The vast heavy oil formations of Western Canada and in particular of Alberta offer tremendous challenges for reservoir and production engineers. In particular, thin heavy oil formations with oil viscosity between 100 and 2000 cp present unique challenges and opportunities for additional recovery beyond the primary production2. Such formations are considered too thin for applications of gravity drainage processes like SAGD and Vapex. The relatively low viscosity (compared to heavier oils and bitumen) and the high permeability of these unconsolidated sand formations combine to make the oil mobile enough at the reservoir conditions to make displacement processes, like waterflooding, technically feasible.
Waterflooding has been tried in such reservoirs with limited success. The biggest problem encountered in waterflooding is the poor sweep efficiency and very rapid increase in the water/oil ratio in the produced fluid3. Indeed, most of the oil in such waterflooding projects has been produced at very high water/oil ratios, requiring very large scale recycling of the produced water. The economics of such production are, at best, marginal. Naturally, it is desirable to examine ways of reducing the produced water/oil ratio.

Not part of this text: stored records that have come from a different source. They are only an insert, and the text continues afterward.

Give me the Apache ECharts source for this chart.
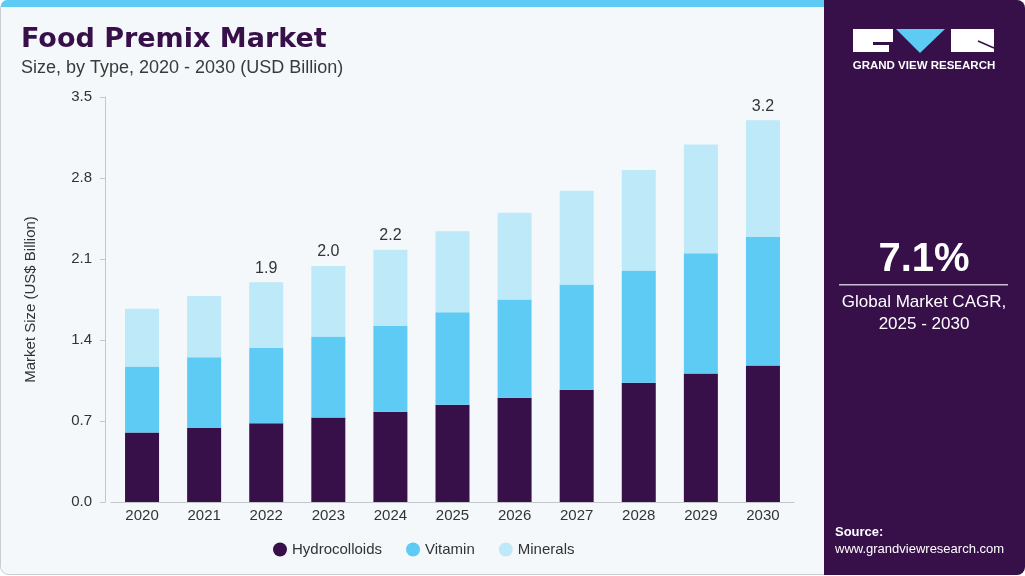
<!DOCTYPE html>
<html><head><meta charset="utf-8">
<script src="https://cdn.jsdelivr.net/npm/echarts@6/dist/echarts.min.js"></script>
<style>html,body{margin:0;padding:0;background:#fff}#c{width:1025px;height:576px}</style>
</head><body><div id="c"></div>
<script>
const years = ['2020','2021','2022','2023','2024','2025','2026','2027','2028','2029','2030'];
const hydrocolloids = [0.60,0.64,0.68,0.73,0.78,0.84,0.90,0.97,1.03,1.11,1.18];
const vitamin = [0.57,0.61,0.65,0.70,0.74,0.80,0.85,0.91,0.97,1.04,1.11];
const minerals = [0.50,0.53,0.57,0.61,0.66,0.70,0.75,0.81,0.87,0.94,1.01];
const totalLabels = ['','','1.9','2.0','2.2','','','','','','3.2'];
const yTicks = ['0.0','0.7','1.4','2.1','2.8','3.5'];

const chart = echarts.init(document.getElementById('c'), null, {renderer:'canvas'});
const FONT = '"Liberation Sans", Arial, sans-serif';
const option = {
  backgroundColor: 'transparent',
  animation: false,
  textStyle: {fontFamily: FONT},
  grid: {left: 111, right: 231, top: 97, bottom: 74},
  legend: {
    data: ['Hydrocolloids','Vitamin','Minerals'],
    left: 268, top: 537, icon: 'circle', itemWidth: 14, itemHeight: 14, itemGap: 24,
    textStyle: {color: '#333', fontSize: 15, fontFamily: FONT}
  },
  xAxis: {
    type: 'category', data: years,
    axisLine: {lineStyle: {color: '#c4c7ca'}},
    axisTick: {show: false},
    axisLabel: {color: '#333', fontSize: 15, margin: 6}
  },
  yAxis: {
    type: 'value', min: 0, max: 3.5, interval: 0.7, offset: 6,
    name: 'Market Size (US$ Billion)', nameLocation: 'middle', nameGap: 67,
    nameTextStyle: {color: '#333', fontSize: 15},
    axisLine: {show: true, lineStyle: {color: '#c4c7ca'}},
    axisTick: {show: true, length: 5, inside: false, lineStyle: {color: '#c4c7ca'}},
    splitLine: {show: false},
    axisLabel: {color: '#333', fontSize: 15, margin: 13,
      formatter: (v) => yTicks[Math.round(v/0.7)] ?? ''}
  },
  series: [
    {name:'Hydrocolloids', type:'bar', stack:'t', data: hydrocolloids, barWidth: 34, itemStyle:{color:'#37104a'}},
    {name:'Vitamin', type:'bar', stack:'t', data: vitamin, itemStyle:{color:'#5ecbf5'}},
    {name:'Minerals', type:'bar', stack:'t', data: minerals, itemStyle:{color:'#bde9f9'},
     label: {show: true, position: 'top', distance: 6, color: '#333', fontSize: 16,
       formatter: (p) => totalLabels[p.dataIndex]}}
  ],
  graphic: [
    {type:'rect', z:-10, shape:{x:0.5,y:0.5,width:1023,height:574,r:8}, style:{fill:'#f4f8fb', stroke:'#c9ccd0', lineWidth:1}},
    {type:'rect', z:-9, shape:{x:1,y:0,width:823,height:7,r:[6,0,0,0]}, style:{fill:'#5ecbf5'}},
    {type:'rect', z:-8, shape:{x:824,y:0,width:201,height:575,r:[0,8,8,0]}, style:{fill:'#37104a'}},
    {type:'text', left:21, top:26, style:{text:'Food Premix Market', fill:'#37104a', font:'bold 27px "DejaVu Sans", sans-serif'}},
    {type:'text', left:21, top:59, style:{text:'Size, by Type, 2020 - 2030 (USD Billion)', fill:'#3a3a3a', font:'18px '+FONT}},
    // logo
    {type:'polygon', shape:{points:[[853,29],[893,29],[893,42],[873,42],[873,45],[889,45],[889,52],[853,52]]}, style:{fill:'#fff'}},
    {type:'polygon', shape:{points:[[896,29],[945,29],[920,53]]}, style:{fill:'#5ecbf5'}},
    {type:'polygon', shape:{points:[[951,29],[994,29],[994,52],[951,52]]}, style:{fill:'#fff'}},
    {type:'polyline', shape:{points:[[978,41],[994,48]]}, style:{stroke:'#37104a', lineWidth:1.5}},
    {type:'text', x:924, y:60, style:{text:'GRAND VIEW RESEARCH', fill:'#fff', font:'bold 11.5px '+FONT, align:'center'}},
    // CAGR
    {type:'text', x:924, y:240, style:{text:'7.1%', fill:'#fff', font:'bold 40px '+FONT, align:'center'}},
    {type:'rect', shape:{x:839,y:284,width:169,height:1.5}, style:{fill:'#c9c0d0'}},
    {type:'text', x:924, y:294, style:{text:'Global Market CAGR,', fill:'#fff', font:'17px '+FONT, align:'center'}},
    {type:'text', x:924, y:316, style:{text:'2025 - 2030', fill:'#fff', font:'17px '+FONT, align:'center'}},
    {type:'text', x:835, y:526, style:{text:'Source:', fill:'#fff', font:'bold 13px '+FONT}},
    {type:'text', x:835, y:543, style:{text:'www.grandviewresearch.com', fill:'#fff', font:'13px '+FONT}}
  ]
};
chart.setOption(option);
</script></body></html>
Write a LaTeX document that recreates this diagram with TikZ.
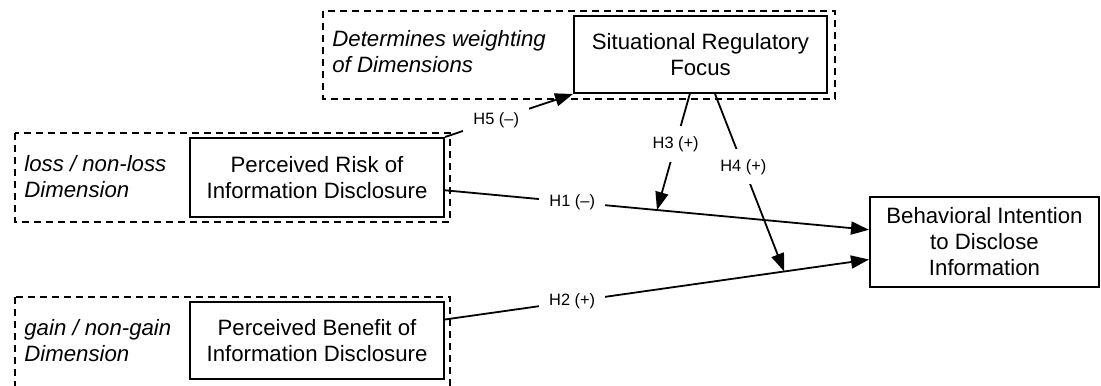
\documentclass[tikz,border=0pt]{standalone}
\usepackage{fontspec}
\setmainfont{Liberation Sans}
\usetikzlibrary{arrows.meta,calc}
\newcommand\mainfs{\fontsize{11.1}{13}\selectfont}
\newcommand\labfs{\fontsize{8.2}{10}\selectfont}
\begin{document}
\begin{tikzpicture}[x=0.5pt,y=-0.5pt,
  box/.style={draw,line width=1pt,align=center,font=\mainfs,inner sep=0pt},
  dbox/.style={draw,line width=0.75pt,dash pattern=on 3.5pt off 2.5pt},
  note/.style={align=left,anchor=west,inner sep=0pt,font=\mainfs\itshape},
  conn/.style={line width=0.9pt,-{Triangle[length=9pt,width=6.5pt]}},
  hlab/.style={fill=white,inner sep=5pt,font=\labfs}]
\useasboundingbox (0,0) rectangle (1101,385);
\clip (0,0) rectangle (1101,385);
% dashed groups
\draw[dbox] (323,11) rectangle (835,99);
\draw[dbox] (15,133) rectangle (450,222);
\draw[dbox] (15,297) rectangle (450,400);
% notes
\node[note] (n1) at (332,52) {Determines weighting\\of Dimensions};
\node[note] (n2) at (24,177) {loss / non-loss\\Dimension};
\node[note] (n3) at (24,341) {gain / non-gain\\Dimension};
% boxes
\node[box,minimum width=126.5pt,minimum height=38.5pt] (srf) at (700.5,54.5) {Situational Regulatory\\Focus};
\node[box,minimum width=127pt,minimum height=39.5pt] (risk) at (317,177.5) {Perceived Risk of\\Information Disclosure};
\node[box,minimum width=127pt,minimum height=38.5pt] (ben) at (317,340.5) {Perceived Benefit of\\Information Disclosure};
\node[box,minimum width=114.5pt,minimum height=45pt] (bi) at (984.5,242) {Behavioral Intention\\to Disclose\\Information};
% connector points
\coordinate (h1s) at ($(risk.north east)!0.658!(risk.south east)$);
\coordinate (h1e) at ($(bi.north west)!0.367!(bi.south west)$);
\coordinate (h2s) at ($(ben.north east)!0.234!(ben.south east)$);
\coordinate (h2e) at ($(bi.north west)!0.69!(bi.south west)$);
\coordinate (h3s) at ($(srf.south west)!0.458!(srf.south east)$);
\coordinate (h4s) at ($(srf.south west)!0.557!(srf.south east)$);
\coordinate (h3e) at ($(h1s)!0.5!(h1e)$);
\coordinate (h4e) at ($(h2s)!0.8!(h2e)$);
% connectors
\draw[conn] (h1s) -- node[hlab,pos=0.3] (l1) {H1 (–)} (h1e);
\draw[conn] (h2s) -- node[hlab,pos=0.3] (l2) {H2 (+)} (h2e);
\draw[conn] (h3s) -- node[hlab,pos=0.43] (l3) {H3 (+)} (h3e);
\draw[conn] (h4s) -- node[hlab,pos=0.41] (l4) {H4 (+)} (h4e);
\draw[conn] (risk.north east) -- node[hlab,pos=0.4] (l5) {H5 (–)} (srf.south west);
\end{tikzpicture}
\end{document}
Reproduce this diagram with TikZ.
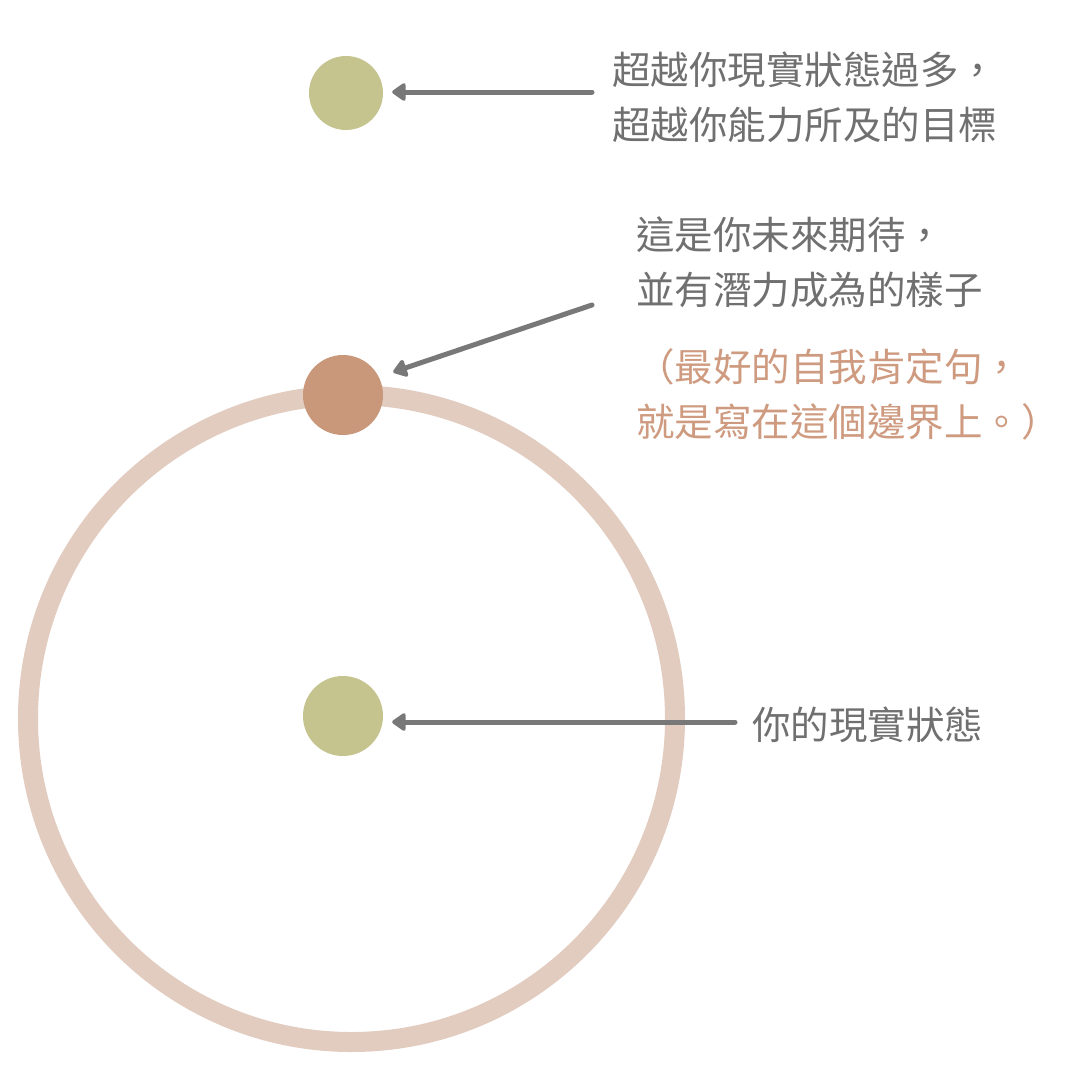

When waterflooding viscous oil reservoirs, the unfavorable mobility ratio between the injected water and displaced oil generates a very unstable displacement front resulting in viscous fingering/channeling and poor sweep efficiency. Preferential flow paths establish themselves very quickly between the injector and producer, conducting most of the water without recovering significant amounts of oil. The waterflooding potential can be improved significantly by increasing the viscosity of the injected water, thus generating a more favorable mobility ratio. It is generally accepted that shifting the mobility ratio in a favorable direction improves the sweep efficiency on a reservoir scale, thus enhancing the oil recovery4.